When your home was built, it had a style. If that style happens to have been Victorian, that style was so charming, so interesting, so distinctive, that it is likely to have continued to inspire the decoration of the house through all the decades since it was built. But however historically distinctive a house’s style may be, there are certain rooms in which that historical character must somehow be peaceably meshed with modern ideas of convenience, comfort, and function. The bathroom is one of those rooms.
The first ingredient of a Victorian bathroom is, of course, a cast iron clawfoot bathtub. Such a bathtub not only fits into the historical character of the house but maintains a comfortable water temperature longer than a conventional tub, thus inviting a longer stay. To enhance this sensation of a haven of relaxation and romance, the tub can be surrounded by a shower curtain in a heavy luxurious fabric hung on vintage style fixtures or even taken all the way to the ceiling. A subdued gray-purple or brown-green paisley or damask or a pretty floral will fit in with heritage colors.
There are several choices for an appropriate sink. A pedestal sink works for a small space, or the sink can be sunk into a marble-top vintage-style chest or a bowl-type sink placed on top. Use the same fabric chosen for the shower curtains or a coordinating fabric as skirting for the sink or for an accessory vanity table. Add a frivolous vanity chair or stool upholstered in a needlepoint or tapestry fabric in coordinating colors or covered in one of the same fabrics used elsewhere in the room. The toilet style should coordinate with the style of the sink and bathtub, and be sure to choose vintage style metal fixtures as well.
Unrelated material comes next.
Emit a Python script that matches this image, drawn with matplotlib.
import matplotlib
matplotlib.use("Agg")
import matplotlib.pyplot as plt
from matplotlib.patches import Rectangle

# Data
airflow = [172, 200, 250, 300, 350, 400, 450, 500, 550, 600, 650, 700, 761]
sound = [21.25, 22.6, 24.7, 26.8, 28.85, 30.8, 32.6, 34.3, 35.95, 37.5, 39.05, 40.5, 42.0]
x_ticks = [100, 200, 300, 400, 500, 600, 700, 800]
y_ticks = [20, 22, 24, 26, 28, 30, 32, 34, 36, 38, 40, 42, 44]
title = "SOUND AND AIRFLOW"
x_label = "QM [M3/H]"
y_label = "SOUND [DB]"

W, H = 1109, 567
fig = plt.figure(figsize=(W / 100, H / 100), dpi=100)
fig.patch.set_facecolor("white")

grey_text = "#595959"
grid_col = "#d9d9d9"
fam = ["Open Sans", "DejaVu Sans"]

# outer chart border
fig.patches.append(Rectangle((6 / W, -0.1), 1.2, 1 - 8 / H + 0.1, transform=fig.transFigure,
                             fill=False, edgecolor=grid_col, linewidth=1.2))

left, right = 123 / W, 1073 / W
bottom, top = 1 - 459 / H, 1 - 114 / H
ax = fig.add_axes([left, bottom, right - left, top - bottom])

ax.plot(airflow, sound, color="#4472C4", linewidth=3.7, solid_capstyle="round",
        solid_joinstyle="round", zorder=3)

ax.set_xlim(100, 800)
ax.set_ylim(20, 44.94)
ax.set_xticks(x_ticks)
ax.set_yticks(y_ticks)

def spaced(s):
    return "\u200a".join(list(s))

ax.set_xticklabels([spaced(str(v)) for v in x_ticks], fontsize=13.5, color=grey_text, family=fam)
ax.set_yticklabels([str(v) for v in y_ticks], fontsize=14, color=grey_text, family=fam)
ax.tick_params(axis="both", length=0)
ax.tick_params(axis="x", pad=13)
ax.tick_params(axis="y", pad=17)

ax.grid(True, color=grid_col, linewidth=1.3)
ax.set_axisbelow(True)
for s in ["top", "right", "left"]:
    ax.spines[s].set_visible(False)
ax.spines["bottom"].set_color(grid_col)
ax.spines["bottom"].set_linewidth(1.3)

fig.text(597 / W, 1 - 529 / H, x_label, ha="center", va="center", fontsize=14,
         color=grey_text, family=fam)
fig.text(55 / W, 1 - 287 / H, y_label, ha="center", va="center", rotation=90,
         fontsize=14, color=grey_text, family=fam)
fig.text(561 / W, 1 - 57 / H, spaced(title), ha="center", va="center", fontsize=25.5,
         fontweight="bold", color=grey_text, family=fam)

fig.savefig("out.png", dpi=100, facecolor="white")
Nothing is too much when it comes to Victorian window treatments. Tiers and balloons, fringed or beaded scallops, ruffles, frills, and jabots were all used. Calm the pattern riot by using a lavish solid silk, or add to it with yet another pattern, but quality was always king. More than one layer of curtains is almost a requirement for Victorian style. Victorian homes didn’t have central heat, so they provided extra insulation to make a bathroom cosy.
If the view isn’t the best, or if privacy is a concern, add a lace panel underneath. Shutters or wooden blinds might also serve your purposes
, and if you’d like to have your blinds or curtains or shutters motorized, don’t worry. The Victorians loved new technology and would have been delighted had such an option been available to them.
A tufted bench upholstered in the same fabric as the curtains and placed elsewhere in the room provides a luxurious and elegant echo and adds to the overall comfort of the room.
Add a Persian-style rug to the floor, a chandelier to the ceiling, and gilt-framed mirrors all around. To all your fabric choices, add the details of cording, tassels, and fringe. Abandon restraint, when it comes to decorating your Victorian bathroom. It is practically impossible to overdo Victorian style.